In late September 2010, WISE ran out of the coolant needed to chill its infrared detectors.
The observatory then began an extended mission, dubbed the NEOWISE Post-Cryogenic Mission. Without coolant to prevent its instruments from warming up, WISE operated on two of its four detectors, training its eyes on objects within our solar system.
Since the spacecraft and telescope were in good condition prior to mission's end, Wright proposed a three-month extension in order to complete the second half of the observatory's second sky survey. In May 2010, a NASA panel advised against the extension, however, which would have added $6.5 million to the program's price tag.
After WISE's coolant ran out, mission scientists came up with an alternative plan – the NEOWISE mission – to seek out near-Earth asteroids. That mission extension cost substantially less, about $400,000, NASA officials have said
NASA Have known about this for some time: Mystery Heavenly Body Discovered (1983)

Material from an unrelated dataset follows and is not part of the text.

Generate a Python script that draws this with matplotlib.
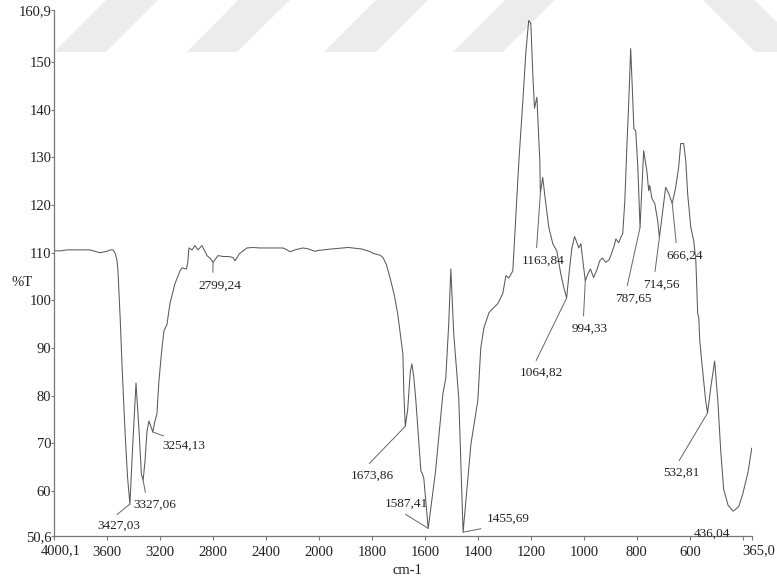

From 31 December 1983 Washington Post
A heavenly body possibly as large as the giant planet Jupiter and possibly so close to Earth that it would be part of this solar system has been found in the direction of the constellation Orion by an orbiting telescope aboard the U.S. infrared astronomical satellite. So mysterious is the object that astronomers do not know if it is a planet, a giant comet, a nearby “protostar” that never got hot enough to become a star, a distant galaxy so young that it is still in the process of forming its first stars or a galaxy so shrouded in dust that none of the light cast by its stars ever gets through. “All I can tell you is that we don’t know what it is,” Dr. Gerry Neugebauer, IRAS chief scientist for California’s Jet Propulsion Laboratory and director of the Palomar Observatory for the California Institute of Technology said in an interview.
The most fascinating explanation of this mystery body, which is so cold it casts no light and has never been seen by optical telescopes on Earth or in space, is that it is a giant gaseous planet, as large as Jupiter and as close to Earth as 50 billion miles. While that may seem like a great distance in earthbound terms, it is a stone’s throw in cosmological terms, so close in fact that it would be the nearest heavenly body to Earth beyond the outermost planet Pluto. “If it is really that close, it would be a part of our solar system,” said Dr. James Houck of Cornell University’s Center for Radio Physics and Space Research and a member of the IRAS science team. “If it is that close, I don’t know how the world’s planetary scientists would even begin to classify it.”
The mystery body was seen twice by the infrared satellite as it scanned the northern sky from last January to November, when the satellite ran out of the supercold helium that allowed its telescope to see the coldest bodies in the heavens. The second observation took place six months after the first and suggested the mystery body had not moved from its spot in the sky near the western edge of the constellation Orion in that time. “This suggests it’s not a comet because a comet would not be as large as the one we’ve observed and a comet would probably have moved,” Houck said. “A planet may have moved if it were as close as 50 billion miles but it could still be a more distant planet and not have moved in six months time.
Whatever it is, Houck said, the mystery body is so cold its temperature is no more than 40 degrees above “absolute” zero, which is 459 degrees Fahrenheit below zero. The telescope aboard IRAS is cooled so low and is so sensitive it can “see” objects in the heavens that are only 20 degrees above absolute zero. When IRAS scientists first saw the mystery body and calculated that it could be as close as 50 billion miles, there was some speculation that it might be moving toward Earth. “It’s not incoming mail,” Cal Tech’s Neugebauer said. “I want to douse that idea with as much cold water as I can.”